▶ _To do_
Your task is to output the listing word for word, with pictures excluded.

▶ _Supplied data_
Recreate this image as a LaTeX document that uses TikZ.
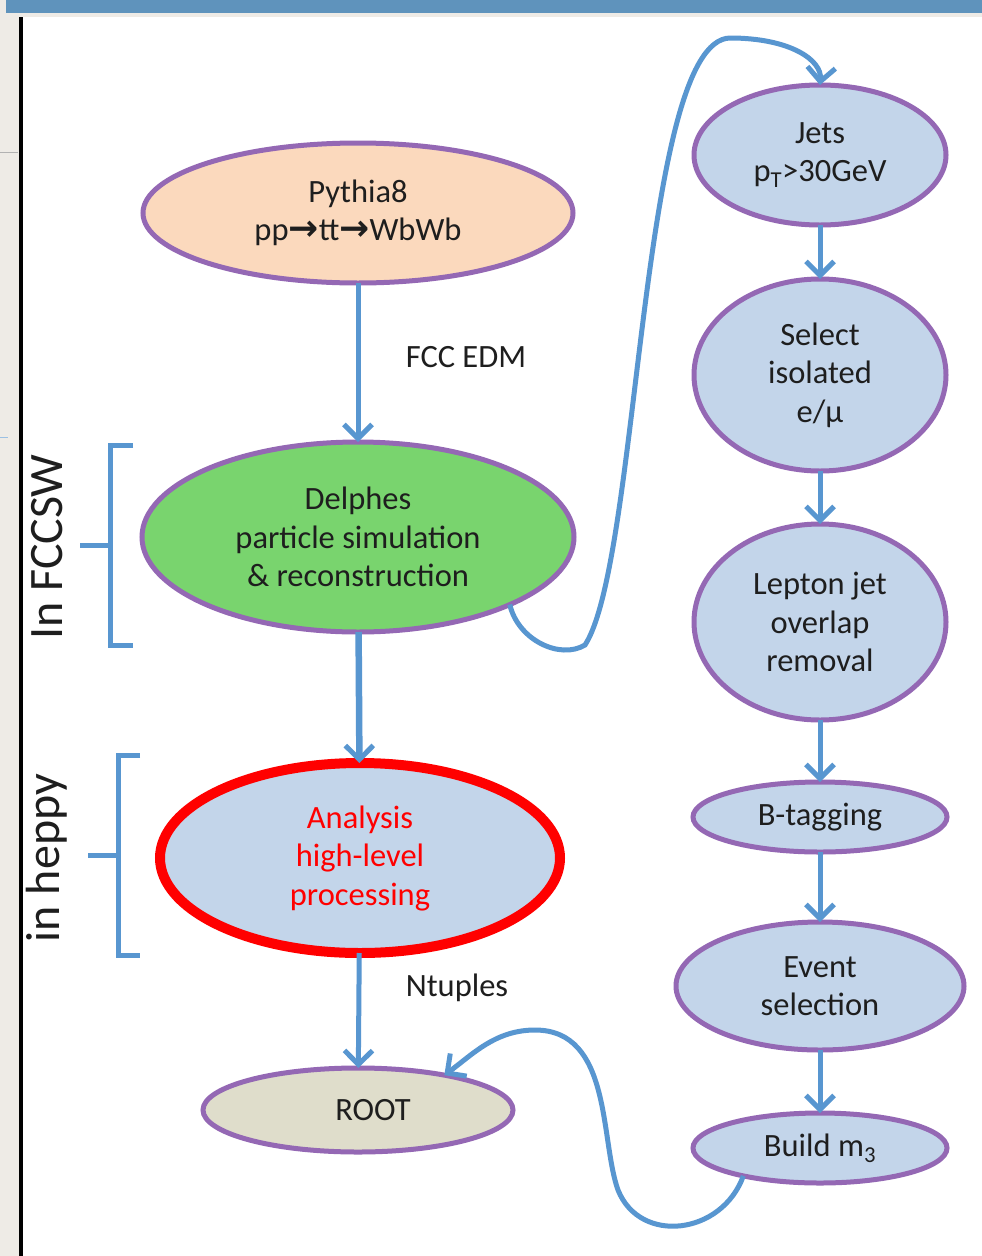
\documentclass[tikz,border=0pt]{standalone}
\usepackage{fontspec}
\setmainfont{Carlito}
\newfontfamily\dejavu{DejaVu Sans}
\usetikzlibrary{shapes.geometric,arrows.meta}
\definecolor{purp}{HTML}{9468B4}
\definecolor{lblue}{HTML}{C3D5EA}
\definecolor{peach}{HTML}{FBD9BD}
\definecolor{lgreen}{HTML}{79D46E}
\definecolor{rootfill}{HTML}{DFDDCB}
\definecolor{arrblue}{HTML}{5896D0}
\definecolor{txt}{HTML}{1E1E1E}
\definecolor{margin}{HTML}{EEEBE6}
\definecolor{strip}{HTML}{5F93BC}
\newcommand\rarr{{\dejavu\bfseries\fontsize{36}{38}\selectfont →}}
\begin{document}
\begin{tikzpicture}[x=1pt,y=-1pt,
  proc/.style={ellipse, draw=purp, line width=5pt, inner sep=0pt, outer sep=0pt,
    align=center, text=txt, font=\fontsize{32.5}{38.5}\selectfont},
  flow/.style={draw=arrblue, line width=5pt,
    -{Straight Barb[length=14pt,width=28pt,line width=5pt]}},
  brk/.style={draw=arrblue, line width=5pt},
  lbl/.style={text=txt, font=\fontsize{32.5}{38}\selectfont},
  side/.style={text=txt, font=\fontsize{48}{52}\selectfont, rotate=90}]
\useasboundingbox (0,0) rectangle (982,1256);
% screenshot frame
\fill[white] (0,0) rectangle (982,1256);
\fill[margin] (0,0) rectangle (19,1256);
\fill[margin] (19,13) rectangle (982,17);
\fill[strip] (6,0) rectangle (982,13);
\fill[black] (19,17) rectangle (23,1256);
\draw[gray!60, line width=1pt] (0,152) -- (18,152);
\draw[arrblue!60, line width=1pt] (0,437) -- (8,437);
% left nodes
\node[proc, fill=peach, minimum width=430, minimum height=140] (pyth) at (358,213)
  {Pythia8\\pp\rarr tt\rarr WbWb};
\node[proc, fill=lgreen, minimum width=432, minimum height=190] (delph) at (358,537)
  {Delphes\\particle simulation\\\& reconstruction};
\node[proc, fill=lblue, draw=red, line width=10pt, minimum width=400, minimum height=190,
  text=red] (ana) at (360,858) {Analysis\\high-level\\processing};
\node[proc, fill=rootfill, minimum width=310, minimum height=84] (root) at (358,1110)
  {\hspace*{30pt}ROOT};
% right column
\node[proc, fill=lblue, minimum width=252, minimum height=140] (jets) at (820,155)
  {Jets\\p\textsubscript{T}>30GeV};
\node[proc, fill=lblue, minimum width=252, minimum height=192] (iso) at (820,375)
  {Select\\isolated\\e/μ};
\node[proc, fill=lblue, minimum width=252, minimum height=196] (olr) at (820,622)
  {Lepton jet\\overlap\\removal};
\node[proc, fill=lblue, minimum width=254, minimum height=70] (btag) at (820,817)
  {B-tagging};
\node[proc, fill=lblue, minimum width=288, minimum height=128] (evsel) at (820,986)
  {Event\\selection};
\node[proc, fill=lblue, minimum width=254, minimum height=70] (m3) at (820,1148)
  {Build m\textsubscript{3}};
% labels
\node[lbl] (fccedm) at (466,357) {FCC EDM};
\node[lbl] (ntup) at (457,988) {Ntuples};
\node[side] (fccsw) at (47,547) {In FCCSW};
\node[side] (heppy) at (47,858) {in heppy};
% brackets
\draw[brk] (133,445) -- (110,445) -- (110,645) -- (133,645);
\draw[brk] (80,545) -- (110,545);
\draw[brk] (140,755) -- (118,755) -- (118,955) -- (140,955);
\draw[brk] (88,855) -- (118,855);
% straight arrows
\draw[flow] (pyth) -- (delph);
\draw[flow, line width=6.5pt] (delph) -- (ana);
\draw[flow] (ana) -- (root);
\draw[flow] (jets) -- (iso);
\draw[flow] (iso) -- (olr);
\draw[flow] (olr) -- (btag);
\draw[flow] (btag) -- (evsel);
\draw[flow] (evsel) -- (m3);
% curved arrows
\draw[flow] (delph.-24) .. controls (518,640) and (560,660) .. (585,645)
  .. controls (640,560) and (640,40) .. (730,38)
  .. controls (790,38) and (822,60) .. (jets.north);
\draw[flow] (m3.-160) .. controls (722,1235) and (640,1245) .. (618,1190)
  .. controls (600,1140) and (612,1030) .. (535,1030)
  .. controls (495,1030) and (472,1055) .. (root.22);
\end{tikzpicture}
\end{document}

▶ _Written answer_
Recreate this image as a LaTeX document that uses TikZ.
\documentclass[tikz,border=0pt]{standalone}
\usepackage{fontspec}
\setmainfont{Carlito}
\newfontfamily\dejavu{DejaVu Sans}
\usetikzlibrary{shapes.geometric,arrows.meta}
\definecolor{purp}{HTML}{9468B4}
\definecolor{lblue}{HTML}{C3D5EA}
\definecolor{peach}{HTML}{FBD9BD}
\definecolor{lgreen}{HTML}{79D46E}
\definecolor{rootfill}{HTML}{DFDDCB}
\definecolor{arrblue}{HTML}{5896D0}
\definecolor{txt}{HTML}{1E1E1E}
\definecolor{margin}{HTML}{EEEBE6}
\definecolor{strip}{HTML}{5F93BC}
\newcommand\rarr{{\dejavu\bfseries\fontsize{36}{38}\selectfont →}}
\begin{document}
\begin{tikzpicture}[x=1pt,y=-1pt,
  proc/.style={ellipse, draw=purp, line width=5pt, inner sep=0pt, outer sep=0pt,
    align=center, text=txt, font=\fontsize{32.5}{38.5}\selectfont},
  flow/.style={draw=arrblue, line width=5pt,
    -{Straight Barb[length=14pt,width=28pt,line width=5pt]}},
  brk/.style={draw=arrblue, line width=5pt},
  lbl/.style={text=txt, font=\fontsize{32.5}{38}\selectfont},
  side/.style={text=txt, font=\fontsize{48}{52}\selectfont, rotate=90}]
\useasboundingbox (0,0) rectangle (982,1256);
% screenshot frame
\fill[white] (0,0) rectangle (982,1256);
\fill[margin] (0,0) rectangle (19,1256);
\fill[margin] (19,13) rectangle (982,17);
\fill[strip] (6,0) rectangle (982,13);
\fill[black] (19,17) rectangle (23,1256);
\draw[gray!60, line width=1pt] (0,152) -- (18,152);
\draw[arrblue!60, line width=1pt] (0,437) -- (8,437);
% left nodes
\node[proc, fill=peach, minimum width=430, minimum height=140] (pyth) at (358,213)
  {Pythia8\\pp\rarr tt\rarr WbWb};
\node[proc, fill=lgreen, minimum width=432, minimum height=190] (delph) at (358,537)
  {Delphes\\particle simulation\\\& reconstruction};
\node[proc, fill=lblue, draw=red, line width=10pt, minimum width=400, minimum height=190,
  text=red] (ana) at (360,858) {Analysis\\high-level\\processing};
\node[proc, fill=rootfill, minimum width=310, minimum height=84] (root) at (358,1110)
  {\hspace*{30pt}ROOT};
% right column
\node[proc, fill=lblue, minimum width=252, minimum height=140] (jets) at (820,155)
  {Jets\\p\textsubscript{T}>30GeV};
\node[proc, fill=lblue, minimum width=252, minimum height=192] (iso) at (820,375)
  {Select\\isolated\\e/μ};
\node[proc, fill=lblue, minimum width=252, minimum height=196] (olr) at (820,622)
  {Lepton jet\\overlap\\removal};
\node[proc, fill=lblue, minimum width=254, minimum height=70] (btag) at (820,817)
  {B-tagging};
\node[proc, fill=lblue, minimum width=288, minimum height=128] (evsel) at (820,986)
  {Event\\selection};
\node[proc, fill=lblue, minimum width=254, minimum height=70] (m3) at (820,1148)
  {Build m\textsubscript{3}};
% labels
\node[lbl] (fccedm) at (466,357) {FCC EDM};
\node[lbl] (ntup) at (457,988) {Ntuples};
\node[side] (fccsw) at (47,547) {In FCCSW};
\node[side] (heppy) at (47,858) {in heppy};
% brackets
\draw[brk] (133,445) -- (110,445) -- (110,645) -- (133,645);
\draw[brk] (80,545) -- (110,545);
\draw[brk] (140,755) -- (118,755) -- (118,955) -- (140,955);
\draw[brk] (88,855) -- (118,855);
% straight arrows
\draw[flow] (pyth) -- (delph);
\draw[flow, line width=6.5pt] (delph) -- (ana);
\draw[flow] (ana) -- (root);
\draw[flow] (jets) -- (iso);
\draw[flow] (iso) -- (olr);
\draw[flow] (olr) -- (btag);
\draw[flow] (btag) -- (evsel);
\draw[flow] (evsel) -- (m3);
% curved arrows
\draw[flow] (delph.-24) .. controls (518,640) and (560,660) .. (585,645)
  .. controls (640,560) and (640,40) .. (730,38)
  .. controls (790,38) and (822,60) .. (jets.north);
\draw[flow] (m3.-160) .. controls (722,1235) and (640,1245) .. (618,1190)
  .. controls (600,1140) and (612,1030) .. (535,1030)
  .. controls (495,1030) and (472,1055) .. (root.22);
\end{tikzpicture}
\end{document}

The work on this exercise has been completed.